DATA ROWS ->
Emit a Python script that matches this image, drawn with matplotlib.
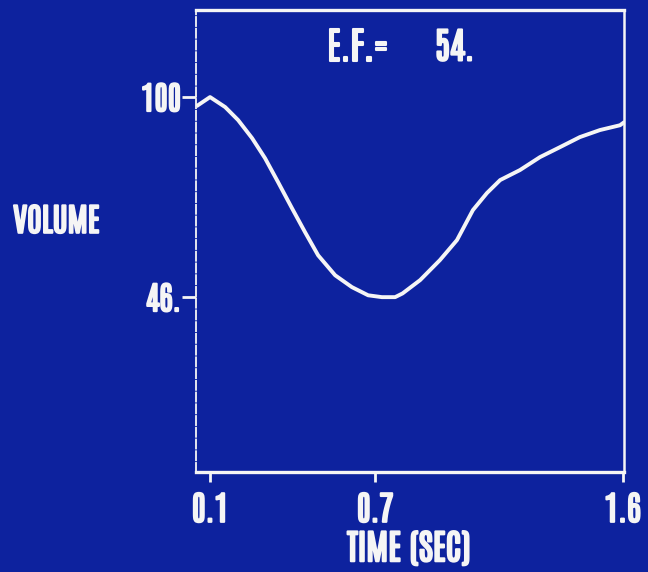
import matplotlib
matplotlib.use("Agg")
import matplotlib.pyplot as plt
import matplotlib.patheffects as pe
from matplotlib.ticker import FixedLocator, FixedFormatter

# Ventricular volume curve over one cardiac cycle
time_sec = [0.056, 0.100, 0.155, 0.202, 0.253, 0.300, 0.347, 0.398, 0.445,
            0.493, 0.555, 0.616, 0.675, 0.725, 0.773, 0.800, 0.864, 0.936,
            0.998, 1.056, 1.107, 1.155, 1.227, 1.300, 1.373, 1.445, 1.518,
            1.591, 1.602]
volume = [97.8, 100.0, 97.3, 93.8, 88.9, 83.5, 77.1, 70.0, 63.6,
          57.3, 51.9, 48.7, 46.5, 46.0, 46.0, 47.0, 50.6, 56.0,
          61.4, 69.5, 74.1, 77.6, 80.3, 83.8, 86.5, 89.2, 91.1,
          92.4, 93.0]

x_ticks = [0.1, 0.7, 1.6]
x_tick_labels = ["0.1", "0.7", "1.6"]
y_ticks = [46, 100]
y_tick_labels = ["46.", "100"]
ejection_fraction = "54."

BG = "#0d229e"
FG = "#f5f5f5"
FONT = ["Antonio", "DejaVu Sans"]
BOLD = [pe.withStroke(linewidth=1.5, foreground=FG)]

fig = plt.figure(figsize=(6.48, 5.72), dpi=100, facecolor=BG)
ax = fig.add_axes([0.3025, 0.1748, 0.6605, 0.8077], facecolor=BG)

ax.plot(time_sec, volume, color=FG, lw=2.8, solid_joinstyle="round")

ax.set_xlim(0.049, 1.6055)
ax.set_ylim(-1.2, 123.5)

for side in ("top", "bottom"):
    ax.spines[side].set_color(FG)
    ax.spines[side].set_linewidth(2.4)
ax.spines["right"].set_color(FG)
ax.spines["right"].set_linewidth(1.8)
ax.spines["left"].set_color(FG)
ax.spines["left"].set_linewidth(1.3)
ax.spines["left"].set_linestyle((0, (5, 1.5)))

ax.xaxis.set_major_locator(FixedLocator(x_ticks))
ax.xaxis.set_major_formatter(FixedFormatter(x_tick_labels))
ax.yaxis.set_major_locator(FixedLocator(y_ticks))
ax.yaxis.set_major_formatter(FixedFormatter(y_tick_labels))

ax.tick_params(axis="x", colors=FG, length=7, width=2, pad=8,
               labelsize=24)
ax.tick_params(axis="y", colors=FG, length=10, width=2, pad=1,
               labelsize=23)
for lbl in ax.get_xticklabels() + ax.get_yticklabels():
    lbl.set_fontfamily(FONT)
    lbl.set_path_effects(BOLD)

ax.set_xlabel("TIME (SEC)", color=FG, fontsize=25, family=FONT,
              path_effects=BOLD, va="center")
ax.xaxis.set_label_coords(0.498, -0.165)

fig.text(0.087, 0.614, "VOLUME", color=FG, fontsize=23, family=FONT,
         ha="center", va="center", path_effects=BOLD)

ax.text(0.306, 0.92, "E.F.=", transform=ax.transAxes,
        color=FG, fontsize=27, family=FONT, ha="left", va="center",
        path_effects=BOLD)
ax.text(0.558, 0.92, ejection_fraction, transform=ax.transAxes,
        color=FG, fontsize=26, family=FONT, ha="left", va="center",
        path_effects=BOLD)

fig.savefig("out.png", dpi=100, facecolor=BG)
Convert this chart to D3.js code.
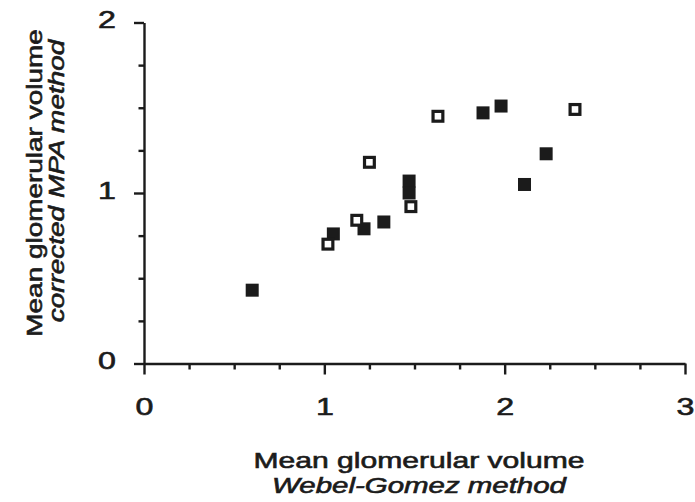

GIVEN TASK -> Reproduce the listing above exactly, excluding all pictures.

SOLUTION TO THIS PROBLEM ->
Emit a Python script that matches this image, drawn with matplotlib.
import matplotlib
matplotlib.use("Agg")
import matplotlib.pyplot as plt
import matplotlib.patheffects as pe
from matplotlib.ticker import FixedLocator, FixedFormatter

# Ventricular volume curve over one cardiac cycle
time_sec = [0.056, 0.100, 0.155, 0.202, 0.253, 0.300, 0.347, 0.398, 0.445,
            0.493, 0.555, 0.616, 0.675, 0.725, 0.773, 0.800, 0.864, 0.936,
            0.998, 1.056, 1.107, 1.155, 1.227, 1.300, 1.373, 1.445, 1.518,
            1.591, 1.602]
volume = [97.8, 100.0, 97.3, 93.8, 88.9, 83.5, 77.1, 70.0, 63.6,
          57.3, 51.9, 48.7, 46.5, 46.0, 46.0, 47.0, 50.6, 56.0,
          61.4, 69.5, 74.1, 77.6, 80.3, 83.8, 86.5, 89.2, 91.1,
          92.4, 93.0]

x_ticks = [0.1, 0.7, 1.6]
x_tick_labels = ["0.1", "0.7", "1.6"]
y_ticks = [46, 100]
y_tick_labels = ["46.", "100"]
ejection_fraction = "54."

BG = "#0d229e"
FG = "#f5f5f5"
FONT = ["Antonio", "DejaVu Sans"]
BOLD = [pe.withStroke(linewidth=1.5, foreground=FG)]

fig = plt.figure(figsize=(6.48, 5.72), dpi=100, facecolor=BG)
ax = fig.add_axes([0.3025, 0.1748, 0.6605, 0.8077], facecolor=BG)

ax.plot(time_sec, volume, color=FG, lw=2.8, solid_joinstyle="round")

ax.set_xlim(0.049, 1.6055)
ax.set_ylim(-1.2, 123.5)

for side in ("top", "bottom"):
    ax.spines[side].set_color(FG)
    ax.spines[side].set_linewidth(2.4)
ax.spines["right"].set_color(FG)
ax.spines["right"].set_linewidth(1.8)
ax.spines["left"].set_color(FG)
ax.spines["left"].set_linewidth(1.3)
ax.spines["left"].set_linestyle((0, (5, 1.5)))

ax.xaxis.set_major_locator(FixedLocator(x_ticks))
ax.xaxis.set_major_formatter(FixedFormatter(x_tick_labels))
ax.yaxis.set_major_locator(FixedLocator(y_ticks))
ax.yaxis.set_major_formatter(FixedFormatter(y_tick_labels))

ax.tick_params(axis="x", colors=FG, length=7, width=2, pad=8,
               labelsize=24)
ax.tick_params(axis="y", colors=FG, length=10, width=2, pad=1,
               labelsize=23)
for lbl in ax.get_xticklabels() + ax.get_yticklabels():
    lbl.set_fontfamily(FONT)
    lbl.set_path_effects(BOLD)

ax.set_xlabel("TIME (SEC)", color=FG, fontsize=25, family=FONT,
              path_effects=BOLD, va="center")
ax.xaxis.set_label_coords(0.498, -0.165)

fig.text(0.087, 0.614, "VOLUME", color=FG, fontsize=23, family=FONT,
         ha="center", va="center", path_effects=BOLD)

ax.text(0.306, 0.92, "E.F.=", transform=ax.transAxes,
        color=FG, fontsize=27, family=FONT, ha="left", va="center",
        path_effects=BOLD)
ax.text(0.558, 0.92, ejection_fraction, transform=ax.transAxes,
        color=FG, fontsize=26, family=FONT, ha="left", va="center",
        path_effects=BOLD)

fig.savefig("out.png", dpi=100, facecolor=BG)
Convert this chart to D3.js code.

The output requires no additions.